I can hear God laughing at this idea -- if God laughs in any way we can recognize at all, though I know God has a fantastic sense of humor. (If you don't believe me, just look in the mirror.) Since God is without form, laughing may appear as something else again. Maybe God's laughter manifests in hilarious ways we don't readily recognize, like showing up as the man I saw in the middle of our street today who was walking along pushing a working gas lawnmower. He had it running, mowing the paved and grass-less street. The engine stopped and he jerked it intently back to life, turning left up Kline, still mowing away. Maybe the manifestation of God's laughter is showing us something totally silly so we'll do the laughing out loud. Once I saw a man on little short skis with tiny red wheels pushing himself along a path in Golden Gate Park in San Francisco with ski poles. That was hilariously incongruous. Like the lawnmower guy, he looked totally serious and completely absorbed in his activity.
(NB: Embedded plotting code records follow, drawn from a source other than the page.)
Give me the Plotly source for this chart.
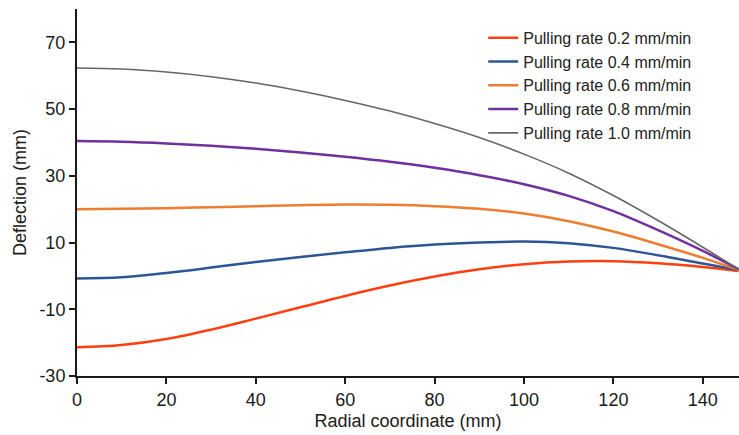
import plotly.graph_objects as go

x_mm = [0, 10, 20, 30, 40, 50, 60, 70, 80, 90, 100, 110, 120, 130, 140, 148]

rate_02 = [-21.4, -20.7, -18.9, -16.1, -12.8, -9.4, -6.0, -2.9, -0.2, 2.0, 3.5, 4.3, 4.4, 3.8, 2.7, 1.5]
rate_04 = [-0.8, -0.4, 0.9, 2.5, 4.2, 5.7, 7.1, 8.4, 9.4, 10.0, 10.3, 9.8, 8.4, 6.2, 3.7, 1.8]
rate_06 = [20.0, 20.1, 20.3, 20.6, 20.9, 21.2, 21.4, 21.3, 20.9, 20.1, 18.7, 16.4, 13.3, 9.5, 5.4, 1.8]
rate_08 = [40.4, 40.2, 39.7, 39.0, 38.1, 37.0, 35.7, 34.2, 32.4, 30.2, 27.5, 24.0, 19.4, 13.7, 7.5, 2.0]
rate_10 = [62.3, 62.0, 61.1, 59.7, 57.8, 55.4, 52.6, 49.4, 45.7, 41.5, 36.5, 30.8, 24.1, 16.6, 8.6, 2.0]

series_names = [
    "Pulling rate 0.2 mm/min",
    "Pulling rate 0.4 mm/min",
    "Pulling rate 0.6 mm/min",
    "Pulling rate 0.8 mm/min",
    "Pulling rate 1.0 mm/min",
]
series_values = [rate_02, rate_04, rate_06, rate_08, rate_10]
colors = ["#FF3F10", "#2F5597", "#ED7D31", "#7030A0", "#666666"]
widths = [2.5, 2.5, 2.5, 2.5, 1.6]

y_ticks = [-30, -10, 10, 30, 50, 70]
y_tick_labels = ["-30", "-10", "10", "30", "50", "70"]
x_ticks = [0, 20, 40, 60, 80, 100, 120, 140]

fig = go.Figure()
for name, vals, c, w in zip(series_names, series_values, colors, widths):
    fig.add_trace(go.Scatter(
        x=x_mm, y=vals, mode="lines", name=name, legendgroup=name,
        line=dict(color=c, width=w, shape="spline", smoothing=1.0),
    ))

axis_color = "#1a1a1a"
font_family = "Liberation Sans, Arial, sans-serif"

fig.update_layout(
    width=739, height=435,
    margin=dict(l=77, r=0, t=9, b=59),
    paper_bgcolor="white", plot_bgcolor="white",
    font=dict(family=font_family, size=18, color=axis_color),
    showlegend=True,
    legend=dict(
        x=0.6136, y=0.968, xanchor="left", yanchor="top",
        font=dict(size=16, color="#222222"),
        bgcolor="rgba(0,0,0,0)",
        tracegroupgap=0,
    ),
    xaxis=dict(
        range=[0, 148.1], tickvals=x_ticks,
        showline=True, linecolor=axis_color, linewidth=2,
        ticks="outside", ticklen=6, tickwidth=2, tickcolor=axis_color,
        showgrid=False, zeroline=False,
        title=dict(text="Radial coordinate (mm)", font=dict(size=18), standoff=6),
    ),
    yaxis=dict(
        range=[-30, 80], tickvals=y_ticks, ticktext=y_tick_labels,
        showline=True, linecolor=axis_color, linewidth=2,
        ticks="outside", ticklen=6, tickwidth=2, tickcolor=axis_color,
        showgrid=False, zeroline=False,
        title=dict(text="Deflection (mm)", font=dict(size=18), standoff=8),
    ),
)

fig.write_html("out.html")
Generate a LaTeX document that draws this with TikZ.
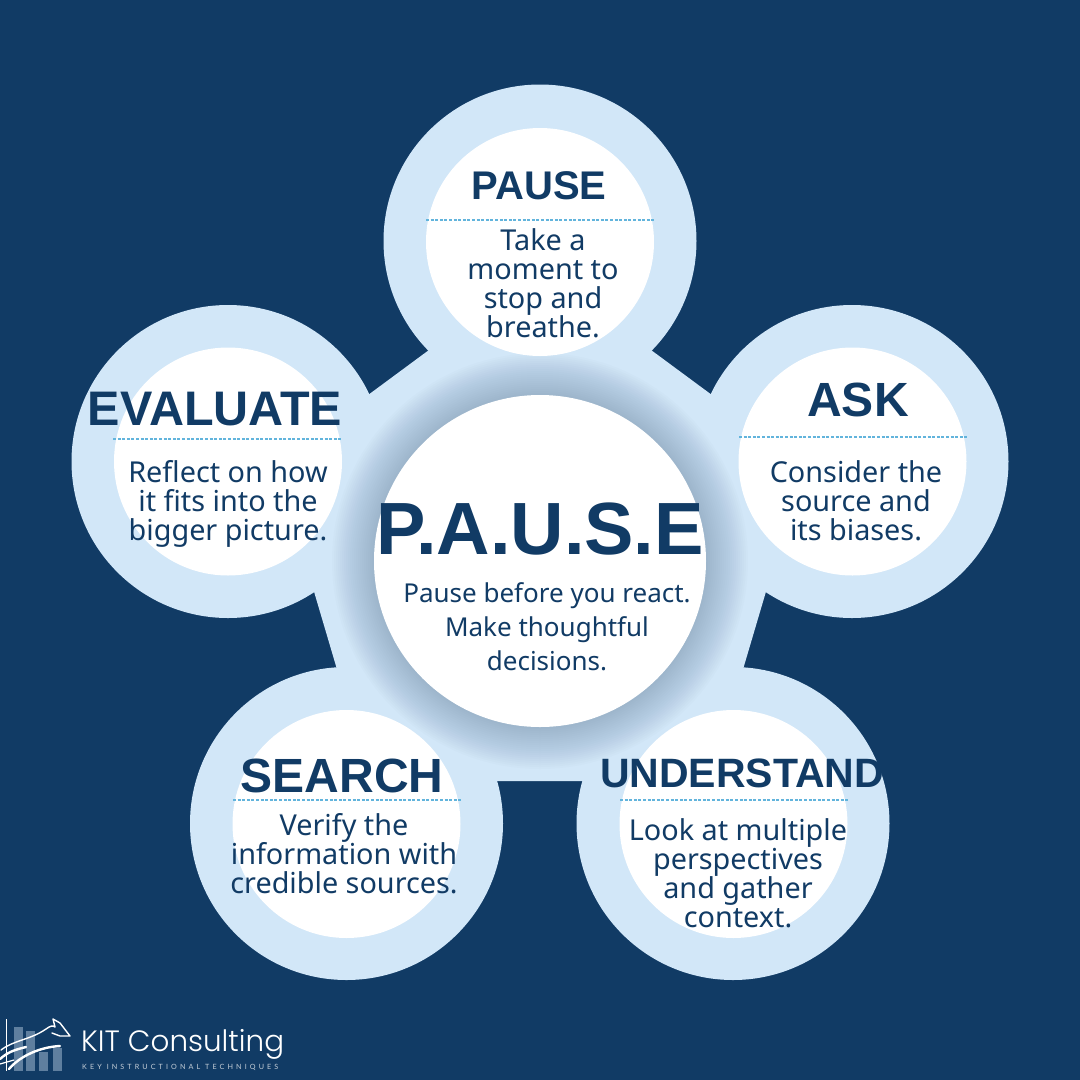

That made it even funnier.

Tashlich dates back at least six centuries and is based on verses from Micah (7:18-20). Our synagogue is called Congregation Micah, so it's very appropriate for us to trudge down to the Little Harpeth and cast our bread upon the waters. In New York, I hear they throw their sins off the Brooklyn Bridge! If you don't have a river or an ocean, you can also use a mikvah. I think that would be a hot mess. I'd hate to be the one to have to clean up a mikvah full of last year's sins.